30th September 2007
Today was the voting day in the snap parliament elections-2007 in Ukraine.
Early in the morning, I heard from my wife’s sister that some of her friends were offered 100 UAH (20 USD) for promising to vote for the Lytvyn’s political block (based on his People’s party – “Narodna partiya“, in Ukrainian only). I said “that’s ugly, and they could just take the money and vote for whomever they want, as it’s impossible to enforce them to vote exactly for Lytvyn”. But that was it as for my reaction in the morning.
Later in the day – when I voted – I learned that my grandma was approached by her neighbour pensioner and offered 50 UAH (10 USD) to vote for Lytvyn’s block. My grandma didn’t know that the “true offer” is at least twice as big, and agreed. Clearly, that neighbour pensioner decided to earn some extra by robbing her fellow pensioners for at least 50 UAH each when offering to sell their votes (offering 50 UAH to just a hundred pensioners gives 1000 USD of pure profit; there are at least 150 pensioners in my grandma’s house).

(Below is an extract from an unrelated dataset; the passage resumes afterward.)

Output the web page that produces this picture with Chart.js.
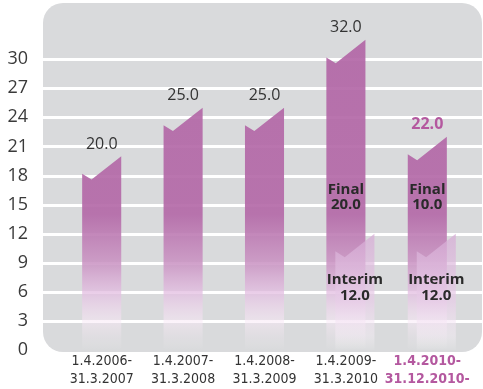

After paying the “half-price”, that neighbour pensioner woman wrote down my grandma’s passport number and the serial number of the invitation sent by the local elections committee. She also asked to report to her the number of the bulletin after voting, so that they can check if my grandma really voted for Lytvyn. (This is yet another violation of the law, as it is supposed that voting is anonymous. It also indicates that the local committee’s representatives of the Lytvyn block, instead of just counting the votes, may also keep record of all the bulletins, which is also clearly illegal.)
But the worst thing in all this is that my grandma actually… voted for Lytvyn’s block, because she’s honest and she has promised to do so! (Clearly, the Lytvyn block didn’t go far enough to actually check if the bought voters really voted for Lytvyn, as my grandma wasn’t asked about the bulletin number after the voting.)

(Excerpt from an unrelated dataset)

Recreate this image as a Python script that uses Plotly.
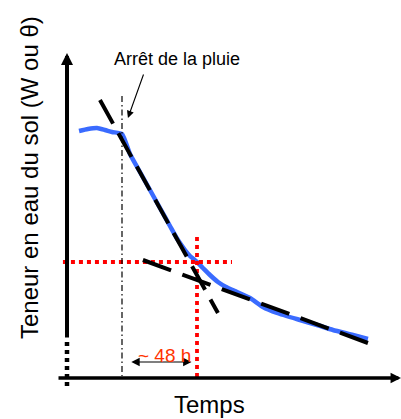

I can only guess how many honest pensioners were simply bought by Lytvyn to help his party/block jump over the minimal barrier for parliament representation. I strongly doubt that Lytvyn will make into the parliament: his chances were slightly below marginal, based on pre-election polling.
I must say that the practice of buying votes (either with money, goods or some privileges) is quite widespread during elections to local governance bodies; the recent example was the election of Igor Balenko in 2006 to the Kyiv city council. I do remember that a number of 10% discount cards valid in the “Furshet” supermarkets chain (established and owned by Balenko) were distributed among the pensioners all over the city before the elections; there is no doubt that it helped Igor Balenko to enter the city council as people’s deputy.

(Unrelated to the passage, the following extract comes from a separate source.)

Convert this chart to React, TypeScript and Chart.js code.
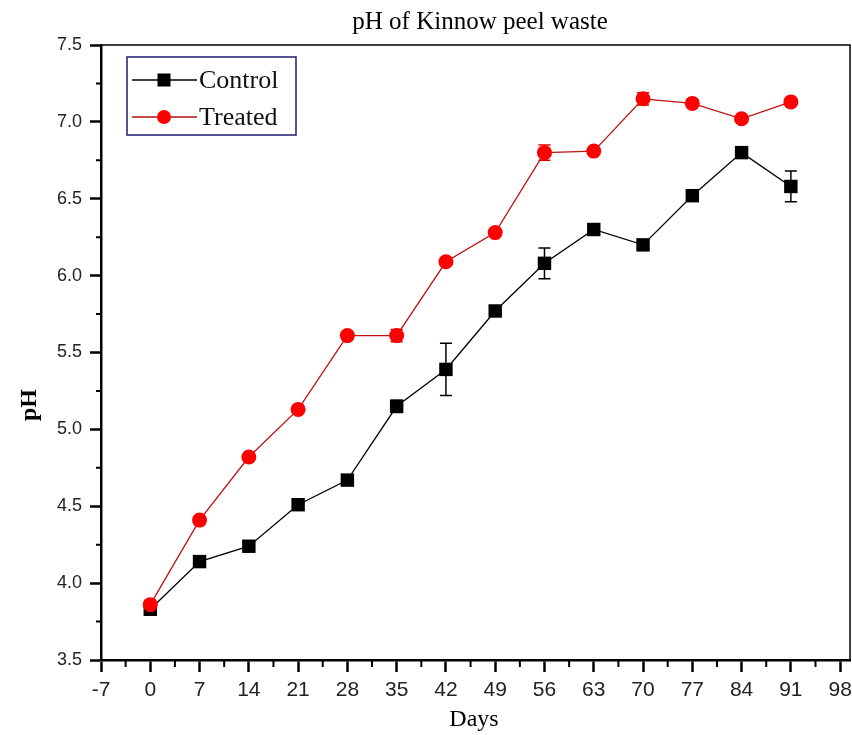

However, for pan-Ukraine parliamentary or presidential elections, most of the money is put into advertising and agitation tours, not into buying individual votes. If someone’s buying voters, this indicates the disbelief of the corrupted political force in it’s own victory unless marginal and unethical measures are taken.
I believe this is exactly the case with Lytvyn’s block. They do not believe they will make into the new parliament, and try to primitively buy votes.
Frankly speaking, I would expect the Socialist party (headed by Oleksandr Moroz) to do something of the kind, taking into account several critically unfavourable steps undertaken by Moroz, which were (correctly, I presume) interpreted as treachery by his electorate. After the highly successful previous elections, Moroz did everything he could (but shouldn’t, really) to stay in the power. This led to the Socialist party losing 90% of electorate (based on pre-snap-elections polling). Another factor pushing socialists rankings down is that Yuri Lutsenko, the highly charismatic and honest-image minister, left Socialist for his own party, but didn’t have eough time before snap elections and had to join some well-established political party to make it into the parliament. I’m sure this was the second factor for decreasing the ratings of Socialist party.
Finally, I won’t dare predicting the results of the elections, but I think there will be nothing vividly unexpected. The three leader blocks will clearly pass the barrier, also with probably two of the smaller parties (hope not the socialists and not Lytvyn’s block). I leave it to political analysts to predict who will form the coalition with whom in the new government.
Generally, I think these elections were necessary. The least they do is stimulating the development and purification of the Ukraine’s political system.